The Los Angeles Dodgers have carefully prepared this offseason for a potential three-peat, though there is still a lot of baseball left to be played.

The Dodgers opened up their checkbooks and spent $309 million on two stars — outfielder Kyle Tucker and closer Edwin Diaz.

The team needed bullpen help after spending all of 2025 holding on by the edge of their seat with relief woes. Also, the corner outfield was the weakest spot on the roster in terms of depth and quality.

The organization responded by getting the best players at those positions in free agency, and now, the roster looks as good as reasonably possible for Opening Day, with veterans and youth that offer a good mix.

Los Angeles Dodgers manager Dave Roberts (30) watches the action against the Arizona Diamondbacks in the first inning on Feb. 25, 2026, at Salt River Fields in Scottsdale.
Los Angeles Dodgers manager Dave Roberts (30) watches the action against the Arizona Diamondbacks in the first inning on Feb. 25, 2026, at Salt River Fields in Scottsdale.

However, despite how things may look on the outset, things could still go wrong, with injuries or notable slumps causing them to underperform.

The “Doomsday Scenario”

FanGraphs senior writer Dan Szymborski filtered through the Dodgers’ projections, looking for the worst possible case scenario, and he found that even if things go terribly off track, October baseball should still be in the cards.

“It’s really hard to kill the Dodgers. I argued after the 2024-2025 offseason, a very busy one, that the Dodgers weren’t really improving their average outcome so much as drastically raising their floor,” Szymborski wrote.

“I stand by it; they’ve added Kyle Tucker and Edwin Díaz while losing nobody who was crucial to the 2025 team. That doesn’t mean they’re going to be projected to win 105 games or anything, but it does mean that in most of their worst projected outcomes, they’re still a playoff contender.

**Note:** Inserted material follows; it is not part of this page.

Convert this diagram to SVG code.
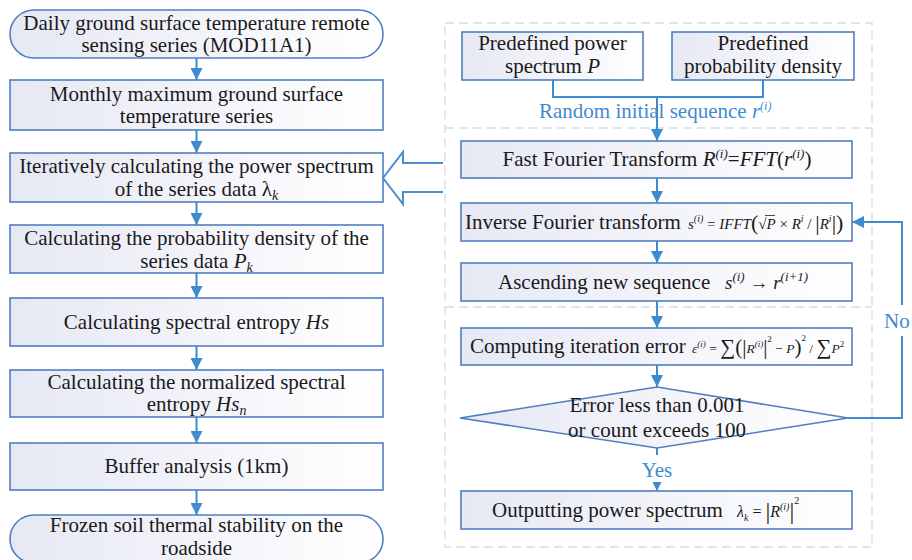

“Their 10th-percentile projection, for example, is 86 wins. Their 2% chance of finishing below .500 is the smallest percentage I’ve ever projected, a record that now goes back more than 20 years.

“Doomsday for the Dodgers may require an actual doomsday scenario like societal collapse, nuclear war, or a vacuum metastability event. Since I do not know how to prevent any of those, there’s nothing more I can add.”

It is quite shocking that, even in a feisty National League West, the Dodgers are seemingly guaranteed to make the playoffs.

Even if “Doomsday” does come for the Dodgers, they have spent millions to ensure they can reach a baseline of wins, and the investment has them looking likely to get a chance at baseball immortality.